• **Your goal**: Repeat everything from the first line of the listing below through the line that contains "lmwl_x = [-10.0, -5.58]", exactly. Leave out pictures.

• **Dataset entries**:

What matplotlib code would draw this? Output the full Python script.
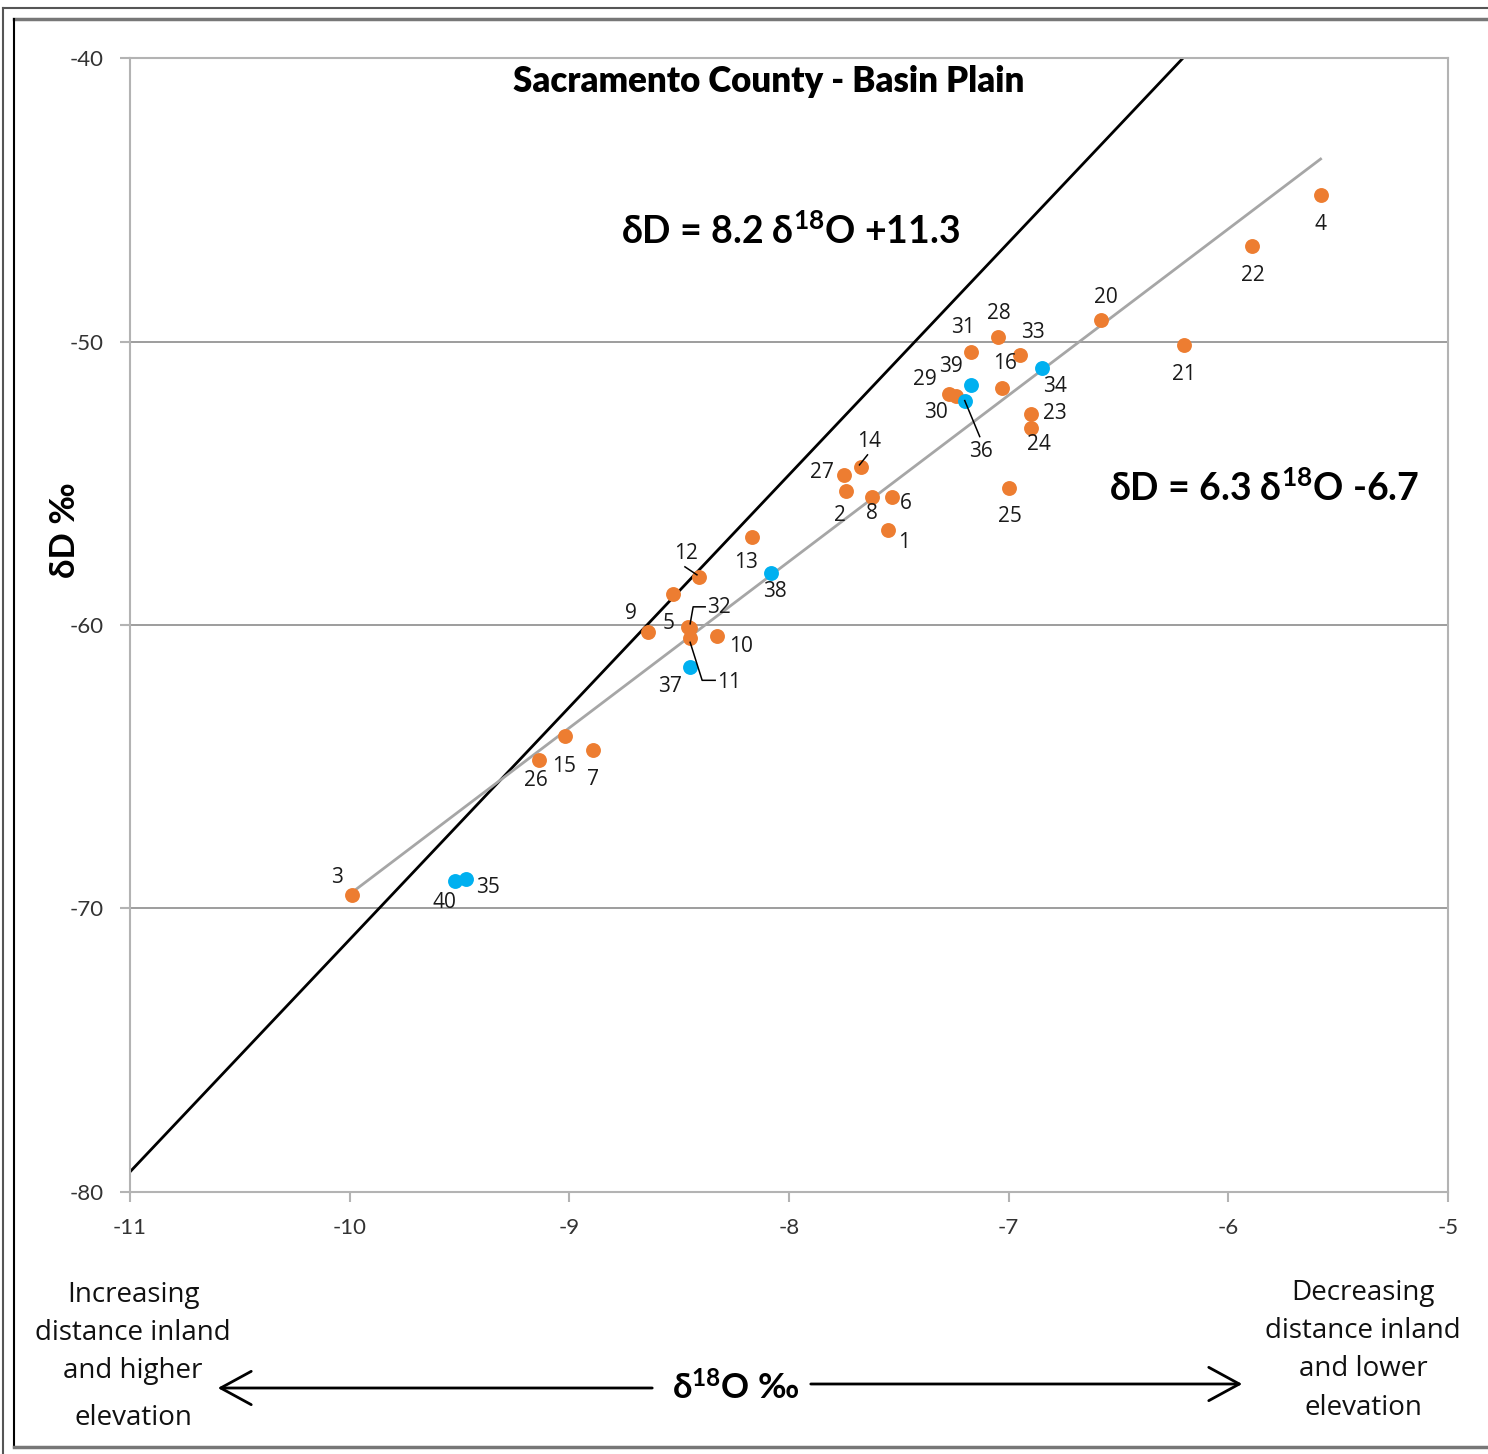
import matplotlib
matplotlib.use("Agg")
import matplotlib.pyplot as plt
from matplotlib.lines import Line2D
from matplotlib.transforms import IdentityTransform

plt.rcParams['font.family'] = ['Lato', 'DejaVu Sans']
plt.rcParams['mathtext.fontset'] = 'custom'
plt.rcParams['mathtext.rm'] = 'Lato:bold'
plt.rcParams['mathtext.bf'] = 'Lato:bold'
plt.rcParams['mathtext.default'] = 'rm'
plt.rcParams['axes.unicode_minus'] = False

# sample points (delta 18O, delta D)
ids = ['4', '22', '20', '21', '28', '31', '33', '16', '29', '30', '23', '24',
       '14', '27', '2', '8', '6', '25', '1', '13', '12', '', '9', '5', '32',
       '11', '10', '15', '26', '7', '3']
d18o = [-5.58, -5.89, -6.58, -6.20, -7.05, -7.17, -6.95, -7.03, -7.27, -7.24,
        -6.90, -6.90, -7.67, -7.75, -7.74, -7.62, -7.53, -7.00, -7.55, -8.17,
        -8.41, -8.53, -8.64, -8.46, -8.45, -8.45, -8.33, -9.02, -9.14, -8.89,
        -9.99]
dD = [-44.81, -46.64, -49.22, -50.11, -49.82, -50.35, -50.46, -51.63, -51.84,
      -51.91, -52.55, -53.03, -54.42, -54.71, -55.27, -55.47, -55.47, -55.15,
      -56.64, -56.91, -58.30, -58.89, -60.25, -60.08, -60.10, -60.47, -60.39,
      -63.92, -64.75, -64.42, -69.52]

# blue points
ids_b = ['34', '39', '36', '38', '37', '40', '35']
d18o_b = [-6.85, -7.17, -7.20, -8.08, -8.45, -9.52, -9.47]
dD_b = [-50.92, -51.52, -52.08, -58.15, -61.47, -69.05, -68.95]

# lines
gmwl_slope, gmwl_int = 8.2, 10.9
lmwl_slope, lmwl_int = 5.87, -10.8
lmwl_x = [-10.0, -5.58]

# label offsets in pixels (dx right, dy down)
offs = {'4': (0, 30), '22': (0, 29), '20': (5, -22), '21': (0, 30),
        '28': (1, -23), '31': (-8, -24), '33': (13, -22), '34': (13, 19),
        '39': (-20, -18), '16': (3, -24), '29': (-24, -14), '30': (-20, 17),
        '23': (24, 0), '24': (8, 17), '27': (-22, -3), '2': (-6, 25),
        '8': (-1, 17), '6': (14, 7), '25': (1, 29), '1': (16, 13),
        '13': (-6, 25), '38': (4, 19), '9': (-17, -19), '5': (-19, -4),
        '10': (24, 10), '37': (-20, 20), '15': (-1, 30), '26': (-3, 21),
        '7': (0, 29), '3': (-15, -17), '40': (-11, 21), '35': (22, 9),
        '36': (16, 51), '14': (8, -25), '12': (-13, -23), '32': (29, -20),
        '11': (39, 44)}
# leader lines as pixel offsets from the point
leaders = {'36': [(0, 0), (15, 36)], '14': [(-2, -2), (6, -12)],
           '12': [(-2, -2), (-14, -10)],
           '32': [(0, -4), (3, -21), (15, -21)],
           '11': [(0, 4), (12, 42), (25, 42)]}

fig = plt.figure(figsize=(14.88, 14.54), dpi=100)
ax = fig.add_axes([130 / 1488, 1 - 1191.7 / 1454, 1318 / 1488, 1133.4 / 1454])

ax.set_xlim(-11, -5)
ax.set_ylim(-80, -40)
ax.set_xticks(range(-11, -4))
ax.set_yticks(range(-80, -39, 10))
ax.grid(axis='y', color='#8c8c8c', lw=1.2)
ax.set_axisbelow(True)
for s in ax.spines.values():
    s.set_color('#b3b3b3')
    s.set_linewidth(1.5)
ax.tick_params(colors='#b3b3b3', labelcolor='#333333', labelsize=16,
               length=7, width=1.5, direction='out')
ax.tick_params(axis='x', pad=12)
ax.tick_params(axis='y', pad=12)

xs = [-11, -5]
ax.plot(xs, [gmwl_slope * x + gmwl_int for x in xs], color='black', lw=2, zorder=2)
ax.plot(lmwl_x, [lmwl_slope * x + lmwl_int for x in lmwl_x], color='#a6a6a6', lw=2, zorder=2)

ax.scatter(d18o, dD, s=115, color='#ed7d31', zorder=3, linewidths=0)
ax.scatter(d18o_b, dD_b, s=115, color='#00b0f0', zorder=3, linewidths=0)

lab = dict(ha='center', va='center', fontsize=15, color='#1a1a1a',
           family='Open Sans', zorder=4)
allx = dict(zip(ids + ids_b, d18o + d18o_b))
ally = dict(zip(ids + ids_b, dD + dD_b))
for k in allx:
    if k in offs:
        dx, dy = offs[k]
        ax.annotate(k, (allx[k], ally[k]), xytext=(dx, -dy),
                    textcoords='offset pixels', **lab)
    if k in leaders:
        px, py = ax.transData.transform((allx[k], ally[k]))
        fig.add_artist(Line2D([px + a for a, b in leaders[k]],
                              [py - b for a, b in leaders[k]],
                              transform=IdentityTransform(), color='black',
                              lw=1.1, zorder=2.5))

fig.text(769 / 1488, 1 - 81 / 1454, 'Sacramento County - Basin Plain', ha='center',
         va='center', fontsize=25, fontweight='heavy', color='black')
fig.text(791 / 1488, 1 - 231 / 1454, r'δD = 8.2 δ$^{18}$O +11.3', ha='center',
         va='center', fontsize=27, fontweight='bold')
fig.text(1264 / 1488, 1 - 488 / 1454, r'δD = 6.3 δ$^{18}$O -6.7', ha='center',
         va='center', fontsize=27, fontweight='bold')
fig.text(65 / 1488, 1 - 530 / 1454, 'δD ‰', rotation=90, ha='center', va='center',
         fontsize=25, fontweight='bold')
fig.text(736 / 1488, 1 - 1388 / 1454, r'δ$^{18}$O ‰', ha='center', va='center',
         fontsize=25, fontweight='bold')

side = dict(ha='center', va='center', fontsize=20, family='Open Sans', color='#111111')
fig.text(133 / 1488, 1 - 1295 / 1454, 'Increasing', **side)
fig.text(133 / 1488, 1 - 1333 / 1454, 'distance inland', **side)
fig.text(133 / 1488, 1 - 1371 / 1454, 'and higher', **side)
fig.text(133 / 1488, 1 - 1418 / 1454, 'elevation', **side)
fig.text(1363 / 1488, 1 - 1293 / 1454, 'Decreasing', **side)
fig.text(1363 / 1488, 1 - 1331 / 1454, 'distance inland', **side)
fig.text(1363 / 1488, 1 - 1369 / 1454, 'and lower', **side)
fig.text(1363 / 1488, 1 - 1408 / 1454, 'elevation', **side)

fig.patches.append(matplotlib.patches.FancyArrowPatch(
    (655 / 1488, 1 - 1388 / 1454), (215 / 1488, 1 - 1388 / 1454),
    transform=fig.transFigure, arrowstyle='->,head_length=11,head_width=6',
    color='black', lw=2, mutation_scale=2))
fig.patches.append(matplotlib.patches.FancyArrowPatch(
    (808 / 1488, 1 - 1384 / 1454), (1245 / 1488, 1 - 1384 / 1454),
    transform=fig.transFigure, arrowstyle='->,head_length=11,head_width=6',
    color='black', lw=2, mutation_scale=2))

# frame borders
def fl(x, y, c, w):
    fig.add_artist(Line2D([v / 1488 for v in x], [1 - v / 1454 for v in y],
                          transform=fig.transFigure, color=c, lw=w))
fl([3, 1490], [8, 8], '#555555', 1.5)
fl([3, 3], [8, 1460], '#555555', 1.5)
fl([14, 1490], [19, 19], '#777777', 2.5)
fl([14, 14], [19, 1447], 'black', 1.5)
fl([14, 1490], [1447, 1447], '#777777', 2.5)

fig.savefig('out.png', dpi=100)
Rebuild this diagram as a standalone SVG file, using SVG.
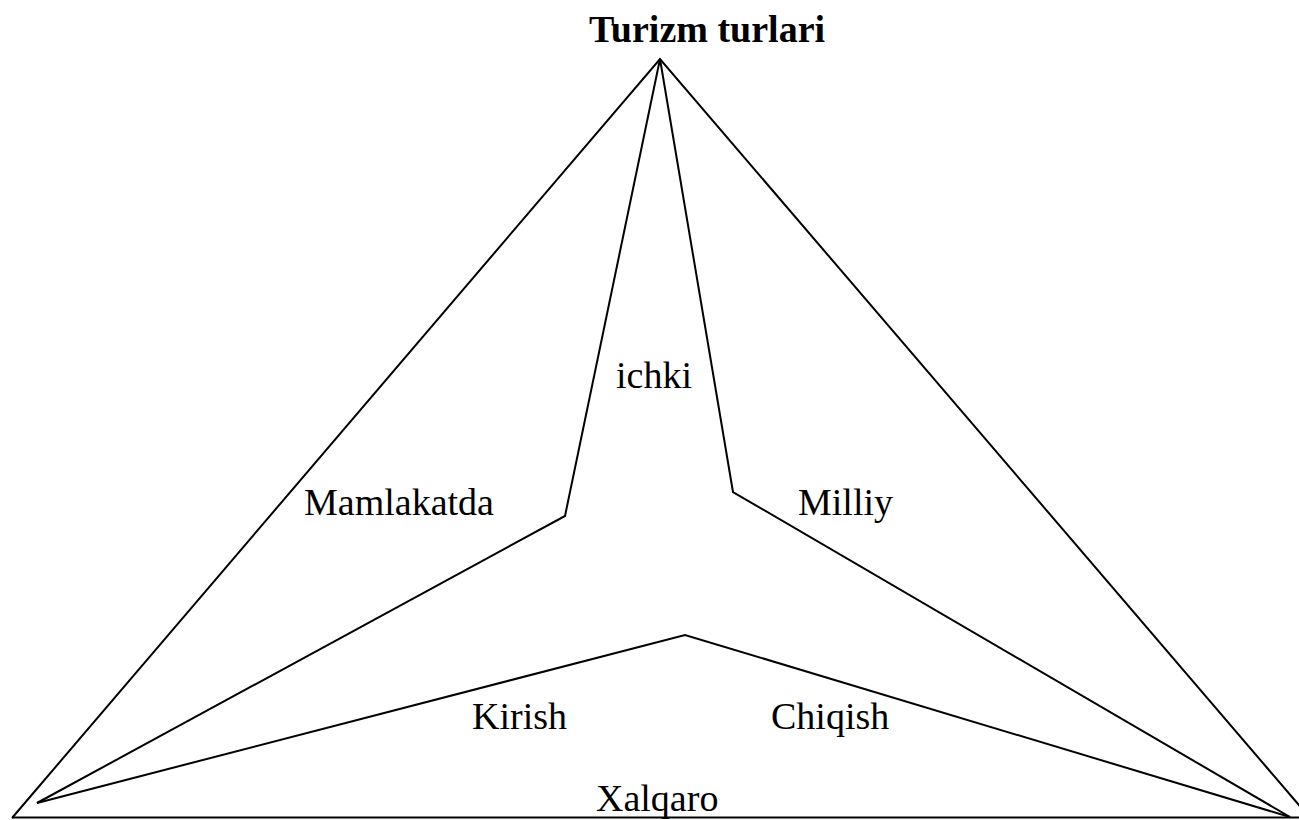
<svg xmlns="http://www.w3.org/2000/svg" width="1299" height="820" viewBox="0 0 1299 820">
<style>
.ln{fill:none;stroke:#000;stroke-width:2;stroke-linejoin:miter}
.t{font-family:"Liberation Serif","Times New Roman",serif;font-size:38px;fill:#000}
.b{font-weight:bold}
</style>
<rect width="1299" height="820" fill="#fff"/>
<g id="connectors">
<polyline class="ln" points="12,818 660,59 1310,818"/>
<line class="ln" x1="12" y1="817.5" x2="1299" y2="817.5"/>
<polyline class="ln" points="37,803 565,516 660,59 733,492 1290,817"/>
<polyline class="ln" points="37,803 685,635 1290,817"/>
</g>
<g id="title"><text class="t b" x="589" y="42">Turizm turlari</text></g>
<g id="ichki"><text class="t" x="616" y="388">ichki</text></g>
<g id="mamlakatda"><text class="t" x="304" y="515">Mamlakatda</text></g>
<g id="milliy"><text class="t" x="798" y="515">Milliy</text></g>
<g id="kirish"><text class="t" x="472" y="729">Kirish</text></g>
<g id="chiqish"><text class="t" x="771" y="729">Chiqish</text></g>
<g id="xalqaro"><text class="t" x="596" y="811">Xalqaro</text></g>
</svg>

• **Exercise output**:
What matplotlib code would draw this? Output the full Python script.
import matplotlib
matplotlib.use("Agg")
import matplotlib.pyplot as plt
from matplotlib.lines import Line2D
from matplotlib.transforms import IdentityTransform

plt.rcParams['font.family'] = ['Lato', 'DejaVu Sans']
plt.rcParams['mathtext.fontset'] = 'custom'
plt.rcParams['mathtext.rm'] = 'Lato:bold'
plt.rcParams['mathtext.bf'] = 'Lato:bold'
plt.rcParams['mathtext.default'] = 'rm'
plt.rcParams['axes.unicode_minus'] = False

# sample points (delta 18O, delta D)
ids = ['4', '22', '20', '21', '28', '31', '33', '16', '29', '30', '23', '24',
       '14', '27', '2', '8', '6', '25', '1', '13', '12', '', '9', '5', '32',
       '11', '10', '15', '26', '7', '3']
d18o = [-5.58, -5.89, -6.58, -6.20, -7.05, -7.17, -6.95, -7.03, -7.27, -7.24,
        -6.90, -6.90, -7.67, -7.75, -7.74, -7.62, -7.53, -7.00, -7.55, -8.17,
        -8.41, -8.53, -8.64, -8.46, -8.45, -8.45, -8.33, -9.02, -9.14, -8.89,
        -9.99]
dD = [-44.81, -46.64, -49.22, -50.11, -49.82, -50.35, -50.46, -51.63, -51.84,
      -51.91, -52.55, -53.03, -54.42, -54.71, -55.27, -55.47, -55.47, -55.15,
      -56.64, -56.91, -58.30, -58.89, -60.25, -60.08, -60.10, -60.47, -60.39,
      -63.92, -64.75, -64.42, -69.52]

# blue points
ids_b = ['34', '39', '36', '38', '37', '40', '35']
d18o_b = [-6.85, -7.17, -7.20, -8.08, -8.45, -9.52, -9.47]
dD_b = [-50.92, -51.52, -52.08, -58.15, -61.47, -69.05, -68.95]

# lines
gmwl_slope, gmwl_int = 8.2, 10.9
lmwl_slope, lmwl_int = 5.87, -10.8
lmwl_x = [-10.0, -5.58]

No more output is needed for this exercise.